◆ Your task ◆
Your task is to retype, word for word, the lines from the start of the data through the line holding "(0,0) rectangle (856,343);". Do not include the pictures.

### Input rows

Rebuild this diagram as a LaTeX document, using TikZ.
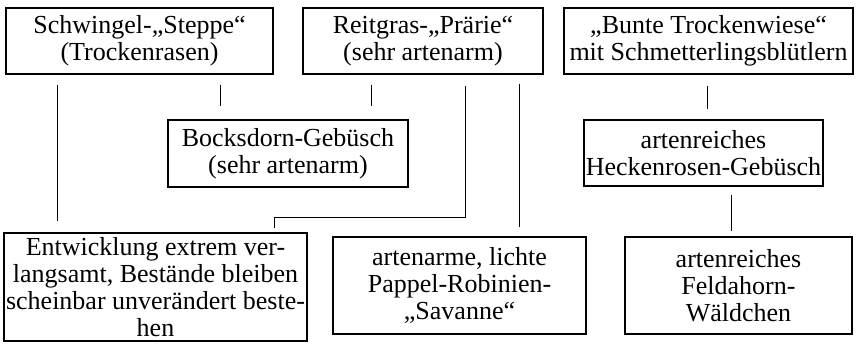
\documentclass[tikz,border=0pt]{standalone}
\usepackage{fontspec}
\setmainfont{Liberation Serif}
\usetikzlibrary{calc}
\begin{document}
\begin{tikzpicture}[x=1pt,y=-1pt,
  box/.style={draw, line width=1.4pt, inner sep=0pt, align=center,
    font=\fontsize{26}{26.8}\selectfont},
  link/.style={draw, line width=1.4pt}]
\useasboundingbox (0,0) rectangle (856,343);

% top row
\node[box, minimum width=267pt, minimum height=66pt] (schw) at (139.5,41)
  {Schwingel-„Steppe“\\(Trockenrasen)};
\node[box, minimum width=240pt, minimum height=66pt] (reit) at (423,41)
  {Reitgras-„Prärie“\\(sehr artenarm)};
\node[box, minimum width=289pt, minimum height=66pt] (bunte) at (708.5,41)
  {„Bunte Trockenwiese“\\mit Schmetterlingsblütlern};

% middle row
\node[box, minimum width=240pt, minimum height=67pt] (bock) at (288,153.5)
  {Bocksdorn-Gebüsch\\(sehr artenarm)};
\node[box, minimum width=239pt, minimum height=66pt] (heck) at (703.5,153)
  {artenreiches\\Heckenrosen-Gebüsch};

% bottom row
\node[box, minimum width=303pt, minimum height=108pt] (entw) at (155.5,287)
  {Entwicklung extrem ver-\\langsamt, Bestände bleiben\\scheinbar unverändert beste-\\hen};
\node[box, minimum width=253pt, minimum height=97pt] (sav) at (459.5,285.5)
  {artenarme, lichte\\Pappel-Robinien-\\„Savanne“};
\node[box, minimum width=227pt, minimum height=97pt] (feld) at (738.5,285.5)
  {artenreiches\\Feldahorn-\\Wäldchen};

% connectors
\draw[link, shorten <=10pt, shorten >=11pt]
  ($(schw.south west)+(52,0)$) -- ($(entw.north west)+(54,0)$);
\draw[link, shorten <=10pt, shorten >=13pt]
  ($(schw.south west)+(215,0)$) -- ($(bock.north west)+(53,0)$);
\draw[link, shorten <=10pt, shorten >=13pt]
  ($(reit.south west)+(69,0)$) -- ($(bock.north west)+(204,0)$);
\draw[link, shorten <=11pt, shorten >=4pt]
  ($(reit.south west)+(163,0)$) -- ++(0,143) -| ($(entw.north west)+(271,0)$);
\draw[link, shorten <=9pt, shorten >=9pt]
  ($(reit.south west)+(217,0)$) -- ($(sav.north west)+(187,0)$);
\draw[link, shorten <=11pt, shorten >=10pt]
  ($(bunte.south west)+(144,0)$) -- ($(heck.north west)+(124,0)$);
\draw[link, shorten <=8pt, shorten >=5pt]
  ($(heck.south west)+(148,0)$) -- ($(feld.north west)+(107,0)$);
\end{tikzpicture}
\end{document}
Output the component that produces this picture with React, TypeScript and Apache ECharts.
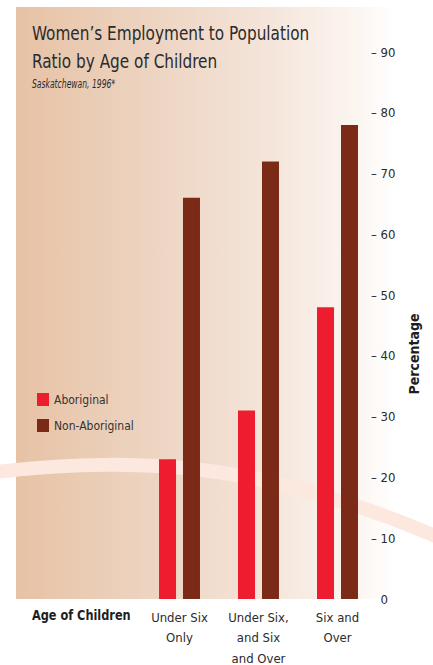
import React, { useEffect, useRef } from "react";
import * as echarts from "echarts";

const categories = ["Under Six\nOnly", "Under Six,\nand Six\nand Over", "Six and\nOver"];
const aboriginal = [23, 31, 48];
const nonAboriginal = [66, 72, 78];
const yTicks = { min: 0, max: 90, interval: 10 };

const FAMILY = "'DejaVu Sans Condensed', 'DejaVu Sans', sans-serif";
const RED = "#ED1C2E";
const BROWN = "#7A2A16";
const TEXT = "#2b2b2b";

export default function App() {
  const ref = useRef<HTMLDivElement>(null);

  useEffect(() => {
    document.body.style.margin = "0";
    const chart = echarts.init(ref.current!, null, { renderer: "svg" });
    chart.setOption({
      animation: false,
      backgroundColor: "#ffffff",
      textStyle: { fontFamily: FAMILY },
      graphic: [
        {
          type: "rect",
          z: -10,
          shape: { x: 16, y: 7, width: 380, height: 592 },
          style: {
            fill: new echarts.graphic.LinearGradient(0, 0, 1, 0, [
              { offset: 0, color: "#E7C2A5" },
              { offset: 0.35, color: "#EDD4C1" },
              { offset: 0.65, color: "#F4E4D9" },
              { offset: 0.88, color: "#FBF4EF" },
              { offset: 1, color: "#FFFFFF" },
            ]),
          },
        },
        {
          type: "bezierCurve",
          z: -9,
          shape: { x1: -5, y1: 472, cpx1: 150, cpy1: 455, cpx2: 270, cpy2: 465, x2: 440, y2: 538 },
          style: { stroke: "#FCE8DF", lineWidth: 14, fill: "none" },
        },
        {
          type: "text",
          x: 32,
          y: 19,
          scaleX: 0.85,
          style: {
            text: "Women’s Employment to Population\nRatio by Age of Children",
            font: `20px ${FAMILY}`,
            lineHeight: 28,
            fill: TEXT,
          },
        },
        {
          type: "text",
          x: 32,
          y: 77,
          scaleX: 0.68,
          style: {
            text: "Saskatchewan, 1996*",
            font: `italic 12.5px ${FAMILY}`,
            fill: TEXT,
          },
        },
        {
          type: "text",
          x: 32,
          y: 608,
          scaleX: 0.9,
          style: {
            text: "Age of Children",
            font: `bold 14px ${FAMILY}`,
            fill: "#1e1e1e",
          },
        },
        {
          type: "text",
          x: 414,
          y: 354,
          rotation: Math.PI / 2,
          style: {
            text: "Percentage",
            font: `bold 14px ${FAMILY}`,
            fill: "#1e1e1e",
            align: "center",
            verticalAlign: "middle",
          },
        },
      ],
      legend: {
        orient: "vertical",
        left: 32,
        top: 388,
        itemWidth: 12,
        itemHeight: 13,
        itemGap: 13,
        icon: "rect",
        textStyle: { fontFamily: FAMILY, fontSize: 12, color: "#333" },
        data: ["Aboriginal", "Non-Aboriginal"],
      },
      grid: { left: 140, right: 56, top: 52, bottom: 66, outerBoundsMode: "none", containLabel: false },
      xAxis: {
        type: "category",
        data: categories,
        axisLine: { show: false },
        axisTick: { show: false },
        axisLabel: {
          interval: 0,
          margin: 8,
          fontFamily: FAMILY,
          fontSize: 13,
          lineHeight: 20.5,
          color: TEXT,
          verticalAlign: "top",
        },
      },
      yAxis: {
        type: "value",
        position: "right",
        min: yTicks.min,
        max: yTicks.max,
        interval: yTicks.interval,
        splitLine: { show: false },
        axisLine: { show: false },
        axisTick: { show: false },
        axisLabel: {
          margin: -6,
          align: "left",
          fontFamily: FAMILY,
          fontSize: 13,
          color: TEXT,
          formatter: (v: number) => (v === 0 ? "{h|– }{n|0}" : "– " + v),
          rich: {
            h: { color: "transparent", fontFamily: FAMILY, fontSize: 13 },
            n: { color: TEXT, fontFamily: FAMILY, fontSize: 13 },
          },
        },
      },
      series: [
        {
          name: "Aboriginal",
          type: "bar",
          data: aboriginal,
          barWidth: 17,
          barGap: "41%",
          itemStyle: { color: RED },
        },
        {
          name: "Non-Aboriginal",
          type: "bar",
          data: nonAboriginal,
          barWidth: 17,
          barGap: "41%",
          itemStyle: { color: BROWN },
        },
      ],
    });
    return () => chart.dispose();
  }, []);

  return <div ref={ref} style={{ width: 433, height: 665 }} />;
}
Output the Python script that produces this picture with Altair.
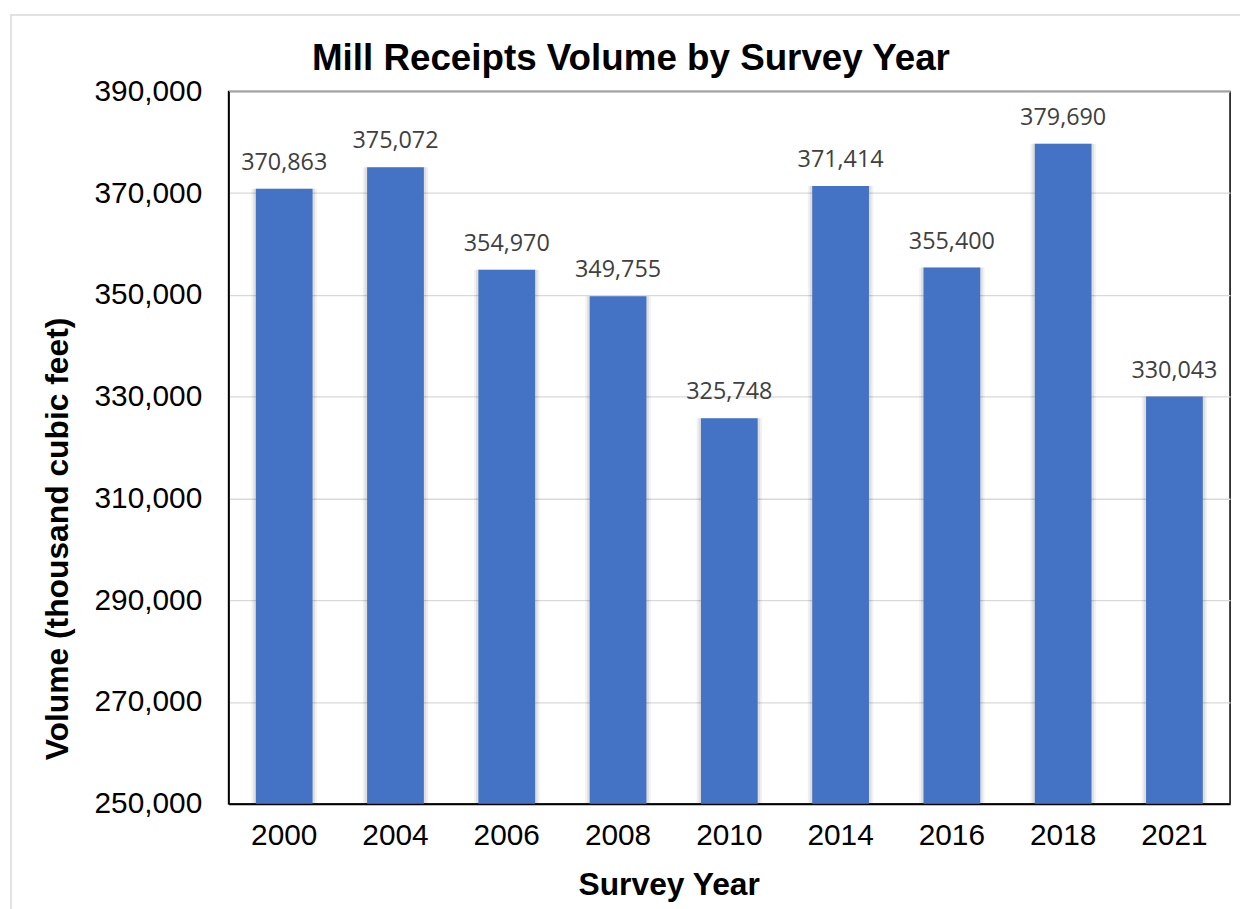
import altair as alt
import pandas as pd

years = ["2000", "2004", "2006", "2008", "2010", "2014", "2016", "2018", "2021"]
volumes = [370863, 375072, 354970, 349755, 325748, 371414, 355400, 379690, 330043]
y_ticks = [250000, 270000, 290000, 310000, 330000, 350000, 370000, 390000]
title_text = "Mill Receipts Volume by Survey Year"

df = pd.DataFrame({"Year": years, "Volume": volumes})

W, H = 1008, 717
PL, PT = 222, 81

x_enc = alt.X(
    "Year:N",
    sort=years,
    scale=alt.Scale(paddingInner=0.49, paddingOuter=0.245),
    axis=alt.Axis(
        title="Survey Year",
        labelAngle=0,
        labelPadding=17,
        ticks=False,
        domainColor="#000000",
        domainWidth=2,
        titleX=443,
        titleY=91,
        titleBaseline="alphabetic",
        titleAlign="center",
    ),
)

y_enc = alt.Y(
    "Volume:Q",
    scale=alt.Scale(domain=[250000, 390000], nice=False, zero=False),
    axis=alt.Axis(
        title="Volume (thousand cubic feet)",
        values=y_ticks,
        labelExpr="format(datum.value, ',')",
        labelPadding=27,
        ticks=False,
        domainColor="#000000",
        domainWidth=1.5,
        grid=True,
        gridColor="#d9d9d9",
        gridWidth=1.3,
        titleAngle=-90,
        titleX=-162,
        titleY=450,
        titleBaseline="alphabetic",
        titleAlign="center",
    ),
)

base = alt.Chart(df)
one = base.transform_filter("datum.Year == '2000'")

border = one.mark_rect(
    fill=None, stroke="#d9d9d9", strokeWidth=1.5, clip=False
).encode(
    x=alt.value(-219), x2=alt.value(1025), y=alt.value(-77), y2=alt.value(830)
)

title = one.mark_text(
    font="Liberation Sans",
    fontSize=37,
    fontWeight="bold",
    color="#000000",
    align="center",
    baseline="alphabetic",
).encode(x=alt.value(405), y=alt.value(-22), text=alt.value(title_text))

shadow1 = base.mark_bar(color="#000000", opacity=0.05, size=66).encode(
    x=x_enc, y=y_enc, y2=alt.datum(250000)
)
shadow2 = base.mark_bar(color="#000000", opacity=0.08, size=62).encode(
    x=x_enc, y=y_enc, y2=alt.datum(250000)
)

bars = base.mark_bar(color="#4472C4").encode(
    x=x_enc, y=y_enc, y2=alt.datum(250000)
)

labels = base.mark_text(
    dy=-19,
    baseline="alphabetic",
    fontSize=23.5,
    font="Open Sans",
    color="#404040",
).encode(x=x_enc, y=y_enc, text=alt.Text("Volume:Q", format=","))

chart = (
    alt.layer(border, shadow1, shadow2, bars, labels, title)
    .properties(
        width=W,
        height=H,
        background="#ffffff",
        autosize=alt.AutoSizeParams(type="none"),
        padding={"left": PL, "top": PT, "right": 10, "bottom": 103},
    )
    .configure_view(stroke="#000000", strokeWidth=1.5)
    .configure_axis(
        labelFontSize=30,
        labelFont="Liberation Sans",
        labelColor="#000000",
        titleFontSize=32,
        titleFont="Liberation Sans",
        titleFontWeight="bold",
        titleColor="#000000",
    )
)

chart.save("out.html", embed_options={"renderer": "svg", "actions": False})
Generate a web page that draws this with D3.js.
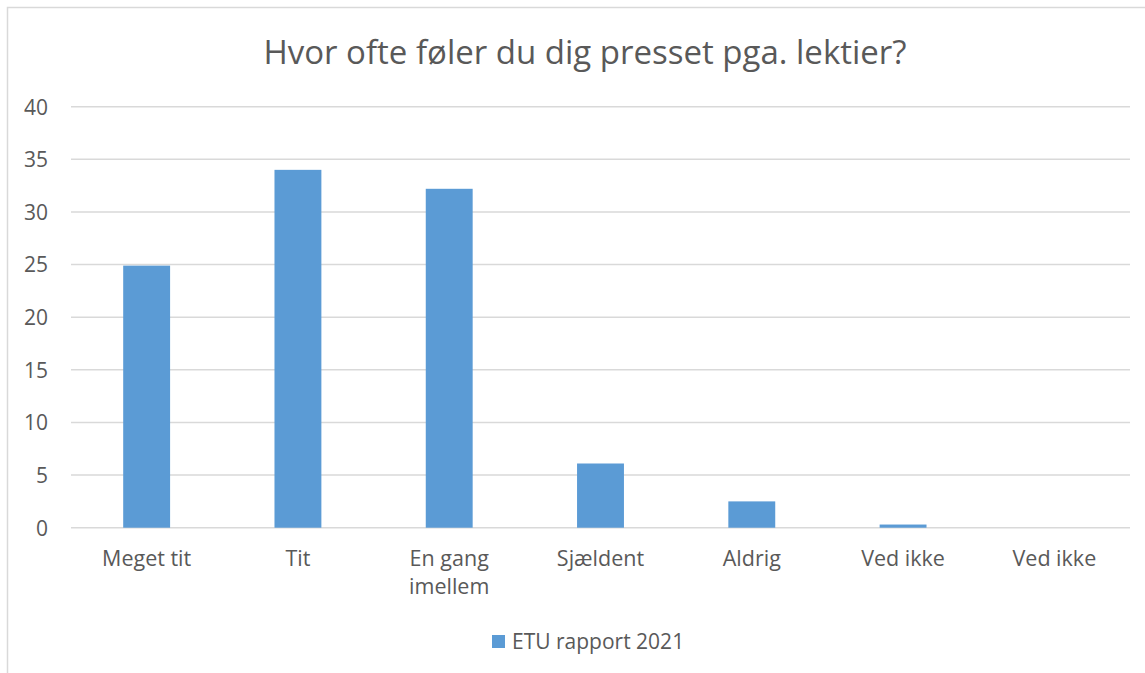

######

◆ Written reply ◆
Rebuild this diagram as a LaTeX document, using TikZ.
\documentclass[tikz,border=0pt]{standalone}
\usepackage{fontspec}
\setmainfont{Liberation Serif}
\usetikzlibrary{calc}
\begin{document}
\begin{tikzpicture}[x=1pt,y=-1pt,
  box/.style={draw, line width=1.4pt, inner sep=0pt, align=center,
    font=\fontsize{26}{26.8}\selectfont},
  link/.style={draw, line width=1.4pt}]
\useasboundingbox (0,0) rectangle (856,343);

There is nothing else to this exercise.